Graham even scrapped half an album's worth of tracks after deciding he was covering familiar ground.

"I am sure it would have been OK," he explains.

"But I felt like I was concentrating more on wa vibe rather than the actual songs."

Born in Uckfield, East Sussex, Graham started rapping over high tempo drum and bass music while still a teenager.

Only when Graham moved to Brighton did he begin to find his feet musically, forming the rap group Rum Committee, supporting influential US hip hop acts such as Pharoahe Monch and KRS-One.

His switch to pop came in July 2016 when his first hit single, Human, was released on Columbia Records, peaking at number one in Austria, Belgium, Germany and Switzerland.

Soon he had a clutch of Brit Awards including the coveted Critics' Choice - a reliable indicator that the music industry has backed you for success.

His first attempt at sophomore effort Life By Misadventure came in 2018 after a stint on tour.

"I thought that was going to be the start of that process for this album," he recalls.

"But after writing four or five songs at the time, I quickly realised it was going over old ground and it just felt a bit stale.

"So I thought, 'I'm not going to write any more.

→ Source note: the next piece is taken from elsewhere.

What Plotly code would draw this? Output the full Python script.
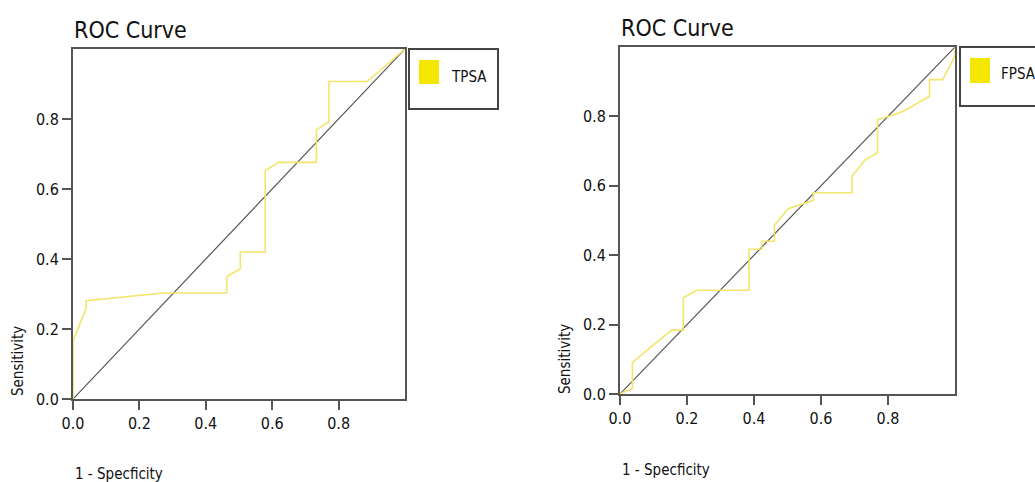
import plotly.graph_objects as go

# ---- data ----
tpsa_fpr = [0.0, 0.0, 0.040, 0.040, 0.272, 0.463, 0.463, 0.504, 0.504, 0.579, 0.579, 0.619, 0.733, 0.733, 0.771, 0.771, 0.886, 1.0]
tpsa_tpr = [0.0, 0.165, 0.26, 0.281, 0.303, 0.303, 0.35, 0.372, 0.42, 0.42, 0.652, 0.676, 0.676, 0.769, 0.793, 0.907, 0.907, 1.0]

fpsa_fpr = [0.0, 0.037, 0.037, 0.154, 0.189, 0.189, 0.229, 0.385, 0.385, 0.423, 0.423, 0.461, 0.461, 0.502, 0.577, 0.577,
            0.693, 0.693, 0.731, 0.769, 0.769, 0.806, 0.846, 0.924, 0.924, 0.963, 1.0, 1.0]
fpsa_tpr = [0.0, 0.016, 0.091, 0.184, 0.184, 0.277, 0.299, 0.299, 0.417, 0.417, 0.44, 0.44, 0.486, 0.534, 0.558, 0.58,
            0.58, 0.628, 0.674, 0.696, 0.791, 0.801, 0.815, 0.858, 0.906, 0.906, 0.974, 1.0]

ref_line = [0.0, 1.0]
tick_vals = [0.0, 0.2, 0.4, 0.6, 0.8]
tick_text = ["0.0", "0.2", "0.4", "0.6", "0.8"]
series_names = ["TPSA", "FPSA"]
chart_title = "ROC Curve"
x_title = "1 - Specficity"
y_title = "Sensitivity"

W, H = 1035, 482
FONT = "DejaVu Sans Condensed, DejaVu Sans, sans-serif"
CURVE = "#f3e56a"
SWATCH = "#f5e800"
AXIS = "#555555"

def px(x):
    return x / W

def py(y):
    return 1 - y / H

fig = go.Figure()

panels = [
    dict(fpr=tpsa_fpr, tpr=tpsa_tpr, name=series_names[0], xa="x", ya="y",
         x0=73, x1=405, y0=49, y1=399),
    dict(fpr=fpsa_fpr, tpr=fpsa_tpr, name=series_names[1], xa="x2", ya="y2",
         x0=620, x1=955, y0=47, y1=394),
]

for p in panels:
    fig.add_trace(go.Scatter(x=ref_line, y=ref_line, mode="lines", xaxis=p["xa"], yaxis=p["ya"],
                             line=dict(color="#555555", width=1.2), showlegend=False, hoverinfo="skip"))
    fig.add_trace(go.Scatter(x=p["fpr"], y=p["tpr"], mode="lines", xaxis=p["xa"], yaxis=p["ya"],
                             line=dict(color=CURVE, width=1.6), name=p["name"], showlegend=False))

axis_common = dict(range=[0, 1], showgrid=False, zeroline=False, showline=True, mirror=True,
                   automargin=False,
                   linecolor=AXIS, linewidth=2, ticks="outside", ticklen=9, tickwidth=2, tickcolor=AXIS,
                   tickvals=tick_vals, ticktext=tick_text,
                   tickfont=dict(family=FONT, size=16, color="#111"))

layout = dict(width=W, height=H, margin=dict(l=0, r=0, t=0, b=0, autoexpand=False),
              paper_bgcolor="white", plot_bgcolor="white", showlegend=False)

for i, p in enumerate(panels):
    sfx = "" if i == 0 else "2"
    layout["xaxis" + sfx] = dict(axis_common, domain=[px(p["x0"]), px(p["x1"])], anchor="y" + sfx)
    layout["yaxis" + sfx] = dict(axis_common, domain=[py(p["y1"]), py(p["y0"])], anchor="x" + sfx)

fig.update_layout(**layout)

ann = []
shapes = []
# titles
for p, ty in zip(panels, [30, 28]):
    ann.append(dict(text=chart_title, x=px(p["x0"] - 1), y=py(ty), xref="paper", yref="paper",
                    xanchor="left", yanchor="middle", showarrow=False,
                    font=dict(family=FONT, size=23, color="#111")))
# axis titles
for p, yx, yy, xy in zip(panels, [18, 565], [361, 359], [474, 470]):
    ann.append(dict(text=y_title, x=px(yx), y=py(yy), xref="paper", yref="paper",
                    xanchor="center", yanchor="middle", textangle=-90, showarrow=False,
                    font=dict(family=FONT, size=15, color="#111")))
    ann.append(dict(text=x_title, x=px(p["x0"]), y=py(xy), xref="paper", yref="paper",
                    xanchor="left", yanchor="middle", showarrow=False,
                    font=dict(family=FONT, size=15, color="#111")))

# legend boxes
legends = [dict(bx0=409, bx1=498, by0=49, by1=109, sx=419, sy0=60, sy1=84, tx=449, ty=77, name=series_names[0]),
           dict(bx0=960, bx1=1040, by0=47, by1=106, sx=970, sy0=58, sy1=83, tx=999, ty=74, name=series_names[1])]
for lg in legends:
    shapes.append(dict(type="rect", xref="paper", yref="paper",
                       x0=px(lg["bx0"]), x1=px(lg["bx1"]), y0=py(lg["by1"]), y1=py(lg["by0"]),
                       line=dict(color="#444", width=2), fillcolor="white"))
    shapes.append(dict(type="rect", xref="paper", yref="paper",
                       x0=px(lg["sx"]), x1=px(lg["sx"] + 20), y0=py(lg["sy1"]), y1=py(lg["sy0"]),
                       line=dict(width=0), fillcolor=SWATCH))
    ann.append(dict(text=lg["name"], x=px(lg["tx"]), y=py(lg["ty"]), xref="paper", yref="paper",
                    xanchor="left", yanchor="middle", showarrow=False,
                    font=dict(family=FONT, size=15, color="#111")))

fig.update_layout(annotations=ann, shapes=shapes)
fig.write_html("out.html", config={"displayModeBar": False},
               post_script="document.body.style.margin='0';document.body.style.overflow='hidden';")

I am just going to take some time to think about what I want to do and just feels natural'.

"With this album there is more to be said than either 'I love you' or 'I'm really sad that we broke up'.

"I don't feel like the world needs more break-up songs."

Graham married his partner of 10 years, Beth Rouy, in 2019 but they have since parted ways. They have a son called Reuben and have been co-parenting during lockdown.

"I didn't really write around that time," he admits, referring to their split.

"It's not a horrible situation or anything - we still get on really well - so it's not like a break-up record was even on the cards, to be honest."

The joy of being a father has also fed into his music.

"Part of becoming a father is that you have to let your guard down a little bit and also just be really honest.

"Children are very disarming. You could feel properly s*** one day but if my boy is around I instantly feel pretty happy.

"It brings me a lot of joy so it definitely fed into my music."

Nevertheless, fatherhood is not all fun and games.

Graham has been facing the challenge of promoting an album across multiple time zones while caring for his son.

"Having to say to my record label I can't do Zoom calls at seven o'clock when I am meant to be putting my child to bed.

"I don't have that freedom anymore to do exactly what I want," he chuckles happily in that booming voice.